◆ Job ◆
Leave out any picture and return the remaining listing below exactly as given.

· · · · ·

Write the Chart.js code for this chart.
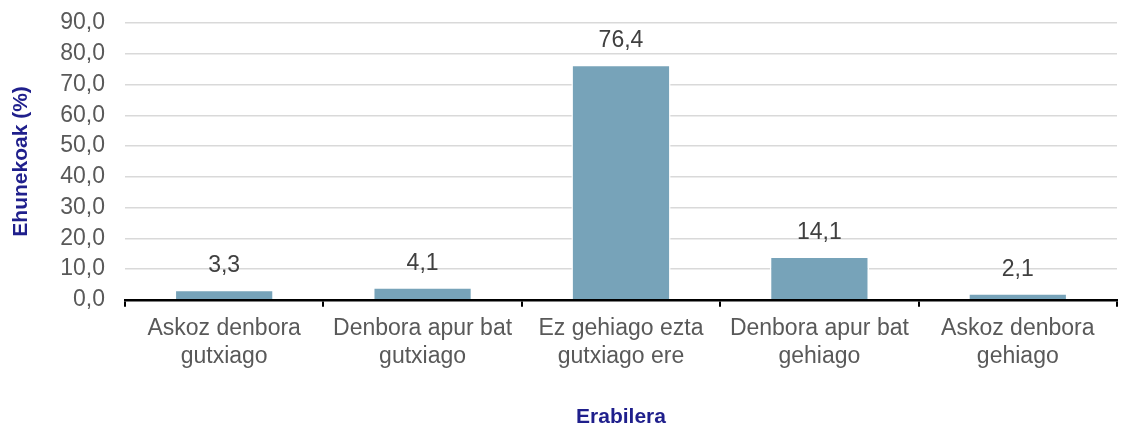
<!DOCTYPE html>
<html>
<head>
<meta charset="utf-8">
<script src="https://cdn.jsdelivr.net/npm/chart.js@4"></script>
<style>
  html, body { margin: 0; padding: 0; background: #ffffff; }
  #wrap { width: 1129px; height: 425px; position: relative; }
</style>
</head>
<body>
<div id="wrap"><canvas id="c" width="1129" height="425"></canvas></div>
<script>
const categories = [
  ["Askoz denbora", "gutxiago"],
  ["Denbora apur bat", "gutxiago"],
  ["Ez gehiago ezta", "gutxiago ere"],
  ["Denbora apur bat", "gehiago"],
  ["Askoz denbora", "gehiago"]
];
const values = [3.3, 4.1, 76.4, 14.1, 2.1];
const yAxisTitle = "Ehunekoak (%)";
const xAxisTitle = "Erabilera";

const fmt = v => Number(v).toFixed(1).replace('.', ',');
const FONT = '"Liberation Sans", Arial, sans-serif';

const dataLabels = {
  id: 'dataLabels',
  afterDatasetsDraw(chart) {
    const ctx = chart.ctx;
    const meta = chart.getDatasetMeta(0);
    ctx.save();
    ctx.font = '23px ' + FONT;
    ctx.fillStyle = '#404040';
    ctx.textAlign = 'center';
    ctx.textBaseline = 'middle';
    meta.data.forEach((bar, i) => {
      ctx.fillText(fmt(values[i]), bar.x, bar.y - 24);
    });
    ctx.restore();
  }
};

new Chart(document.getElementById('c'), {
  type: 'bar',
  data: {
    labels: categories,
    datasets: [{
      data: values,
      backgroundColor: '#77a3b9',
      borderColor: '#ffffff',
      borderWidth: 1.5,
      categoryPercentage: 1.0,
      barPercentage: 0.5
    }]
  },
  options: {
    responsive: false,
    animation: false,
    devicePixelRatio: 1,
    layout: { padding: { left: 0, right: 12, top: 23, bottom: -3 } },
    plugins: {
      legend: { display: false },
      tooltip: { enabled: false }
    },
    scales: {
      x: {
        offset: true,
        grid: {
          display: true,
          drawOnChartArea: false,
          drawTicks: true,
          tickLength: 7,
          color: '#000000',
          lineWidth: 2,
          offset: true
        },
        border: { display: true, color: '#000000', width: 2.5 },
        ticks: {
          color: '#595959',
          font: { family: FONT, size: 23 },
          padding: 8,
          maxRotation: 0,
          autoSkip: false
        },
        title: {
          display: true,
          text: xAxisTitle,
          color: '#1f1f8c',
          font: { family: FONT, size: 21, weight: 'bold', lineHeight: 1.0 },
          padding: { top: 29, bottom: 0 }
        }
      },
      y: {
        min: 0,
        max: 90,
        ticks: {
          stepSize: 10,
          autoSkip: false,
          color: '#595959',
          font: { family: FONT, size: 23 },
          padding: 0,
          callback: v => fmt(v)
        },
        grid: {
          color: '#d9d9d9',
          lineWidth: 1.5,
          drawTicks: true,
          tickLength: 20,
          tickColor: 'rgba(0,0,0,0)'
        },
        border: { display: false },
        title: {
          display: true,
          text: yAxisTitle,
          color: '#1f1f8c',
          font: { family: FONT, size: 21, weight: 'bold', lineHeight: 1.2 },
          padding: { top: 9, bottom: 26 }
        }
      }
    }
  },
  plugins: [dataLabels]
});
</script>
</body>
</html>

· · · · ·

◆ Exercise answer ◆
Write the Chart.js code for this chart.
<!DOCTYPE html>
<html>
<head>
<meta charset="utf-8">
<script src="https://cdn.jsdelivr.net/npm/chart.js@4"></script>
<style>
  html, body { margin: 0; padding: 0; background: #ffffff; }
  #wrap { width: 1129px; height: 425px; position: relative; }
</style>
</head>
<body>
<div id="wrap"><canvas id="c" width="1129" height="425"></canvas></div>
<script>
const categories = [
  ["Askoz denbora", "gutxiago"],
  ["Denbora apur bat", "gutxiago"],
  ["Ez gehiago ezta", "gutxiago ere"],
  ["Denbora apur bat", "gehiago"],
  ["Askoz denbora", "gehiago"]
];
const values = [3.3, 4.1, 76.4, 14.1, 2.1];
const yAxisTitle = "Ehunekoak (%)";
const xAxisTitle = "Erabilera";

const fmt = v => Number(v).toFixed(1).replace('.', ',');
const FONT = '"Liberation Sans", Arial, sans-serif';

const dataLabels = {
  id: 'dataLabels',
  afterDatasetsDraw(chart) {
    const ctx = chart.ctx;
    const meta = chart.getDatasetMeta(0);
    ctx.save();
    ctx.font = '23px ' + FONT;
    ctx.fillStyle = '#404040';
    ctx.textAlign = 'center';
    ctx.textBaseline = 'middle';
    meta.data.forEach((bar, i) => {
      ctx.fillText(fmt(values[i]), bar.x, bar.y - 24);
    });
    ctx.restore();
  }
};

new Chart(document.getElementById('c'), {
  type: 'bar',
  data: {
    labels: categories,
    datasets: [{
      data: values,
      backgroundColor: '#77a3b9',
      borderColor: '#ffffff',
      borderWidth: 1.5,
      categoryPercentage: 1.0,
      barPercentage: 0.5
    }]
  },
  options: {
    responsive: false,
    animation: false,
    devicePixelRatio: 1,
    layout: { padding: { left: 0, right: 12, top: 23, bottom: -3 } },
    plugins: {
      legend: { display: false },
      tooltip: { enabled: false }
    },
    scales: {
      x: {
        offset: true,
        grid: {
          display: true,
          drawOnChartArea: false,
          drawTicks: true,
          tickLength: 7,
          color: '#000000',
          lineWidth: 2,
          offset: true
        },
        border: { display: true, color: '#000000', width: 2.5 },
        ticks: {
          color: '#595959',
          font: { family: FONT, size: 23 },
          padding: 8,
          maxRotation: 0,
          autoSkip: false
        },
        title: {
          display: true,
          text: xAxisTitle,
          color: '#1f1f8c',
          font: { family: FONT, size: 21, weight: 'bold', lineHeight: 1.0 },
          padding: { top: 29, bottom: 0 }
        }
      },
      y: {
        min: 0,
        max: 90,
        ticks: {
          stepSize: 10,
          autoSkip: false,
          color: '#595959',
          font: { family: FONT, size: 23 },
          padding: 0,
          callback: v => fmt(v)
        },
        grid: {
          color: '#d9d9d9',
          lineWidth: 1.5,
          drawTicks: true,
          tickLength: 20,
          tickColor: 'rgba(0,0,0,0)'
        },
        border: { display: false },
        title: {
          display: true,
          text: yAxisTitle,
          color: '#1f1f8c',
          font: { family: FONT, size: 21, weight: 'bold', lineHeight: 1.2 },
          padding: { top: 9, bottom: 26 }
        }
      }
    }
  },
  plugins: [dataLabels]
});
</script>
</body>
</html>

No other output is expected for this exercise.